◆ **TO DO**
Write out the data again exactly, skipping every picture.

◆ **DATASET CONTENT**
★ ★ ★ ★
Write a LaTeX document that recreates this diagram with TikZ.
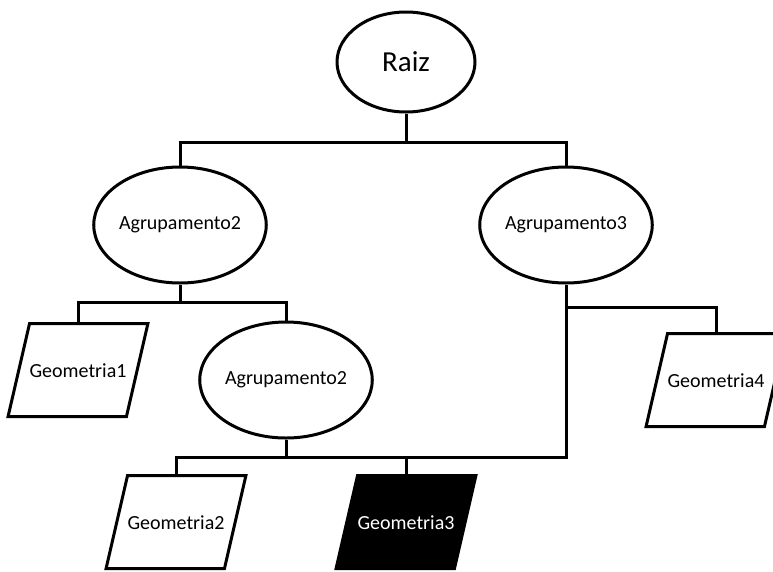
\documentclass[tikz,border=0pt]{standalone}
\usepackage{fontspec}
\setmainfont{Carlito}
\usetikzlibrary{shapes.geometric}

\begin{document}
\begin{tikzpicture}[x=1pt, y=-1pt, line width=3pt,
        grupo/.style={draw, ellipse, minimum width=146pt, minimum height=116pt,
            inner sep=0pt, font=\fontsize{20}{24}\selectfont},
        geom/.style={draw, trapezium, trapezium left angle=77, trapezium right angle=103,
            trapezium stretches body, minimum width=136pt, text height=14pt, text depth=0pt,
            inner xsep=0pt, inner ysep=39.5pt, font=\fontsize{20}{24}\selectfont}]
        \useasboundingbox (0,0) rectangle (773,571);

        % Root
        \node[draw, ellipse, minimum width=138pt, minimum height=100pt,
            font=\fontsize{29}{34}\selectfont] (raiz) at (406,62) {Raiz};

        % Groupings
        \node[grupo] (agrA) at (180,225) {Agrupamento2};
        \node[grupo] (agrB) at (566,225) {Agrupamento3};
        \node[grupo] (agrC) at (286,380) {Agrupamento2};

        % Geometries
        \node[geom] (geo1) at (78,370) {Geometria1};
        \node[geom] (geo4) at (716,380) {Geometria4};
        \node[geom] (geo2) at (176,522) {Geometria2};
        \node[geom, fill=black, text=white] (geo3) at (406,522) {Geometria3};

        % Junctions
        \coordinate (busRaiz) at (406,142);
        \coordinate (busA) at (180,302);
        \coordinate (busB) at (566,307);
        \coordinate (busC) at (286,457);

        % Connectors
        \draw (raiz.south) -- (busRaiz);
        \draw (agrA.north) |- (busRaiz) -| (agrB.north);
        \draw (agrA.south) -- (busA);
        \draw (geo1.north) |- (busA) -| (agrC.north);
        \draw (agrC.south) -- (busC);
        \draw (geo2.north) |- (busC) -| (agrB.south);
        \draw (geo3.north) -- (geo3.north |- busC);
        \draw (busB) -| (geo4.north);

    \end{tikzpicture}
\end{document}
★ ★ ★ ★
◆ **RESULT OF THIS EXERCISE**
Write a LaTeX document that recreates this diagram with TikZ.
\documentclass[tikz,border=0pt]{standalone}
\usepackage{fontspec}
\setmainfont{Carlito}
\usetikzlibrary{shapes.geometric}

\begin{document}
\begin{tikzpicture}[x=1pt, y=-1pt, line width=3pt,
        grupo/.style={draw, ellipse, minimum width=146pt, minimum height=116pt,
            inner sep=0pt, font=\fontsize{20}{24}\selectfont},
        geom/.style={draw, trapezium, trapezium left angle=77, trapezium right angle=103,
            trapezium stretches body, minimum width=136pt, text height=14pt, text depth=0pt,
            inner xsep=0pt, inner ysep=39.5pt, font=\fontsize{20}{24}\selectfont}]
        \useasboundingbox (0,0) rectangle (773,571);

        % Root
        \node[draw, ellipse, minimum width=138pt, minimum height=100pt,
            font=\fontsize{29}{34}\selectfont] (raiz) at (406,62) {Raiz};

        % Groupings
        \node[grupo] (agrA) at (180,225) {Agrupamento2};
        \node[grupo] (agrB) at (566,225) {Agrupamento3};
        \node[grupo] (agrC) at (286,380) {Agrupamento2};

        % Geometries
        \node[geom] (geo1) at (78,370) {Geometria1};
        \node[geom] (geo4) at (716,380) {Geometria4};
        \node[geom] (geo2) at (176,522) {Geometria2};
        \node[geom, fill=black, text=white] (geo3) at (406,522) {Geometria3};

        % Junctions
        \coordinate (busRaiz) at (406,142);
        \coordinate (busA) at (180,302);
        \coordinate (busB) at (566,307);
        \coordinate (busC) at (286,457);

        % Connectors
        \draw (raiz.south) -- (busRaiz);
        \draw (agrA.north) |- (busRaiz) -| (agrB.north);
        \draw (agrA.south) -- (busA);
        \draw (geo1.north) |- (busA) -| (agrC.north);
        \draw (agrC.south) -- (busC);
        \draw (geo2.north) |- (busC) -| (agrB.south);
        \draw (geo3.north) -- (geo3.north |- busC);
        \draw (busB) -| (geo4.north);

    \end{tikzpicture}
\end{document}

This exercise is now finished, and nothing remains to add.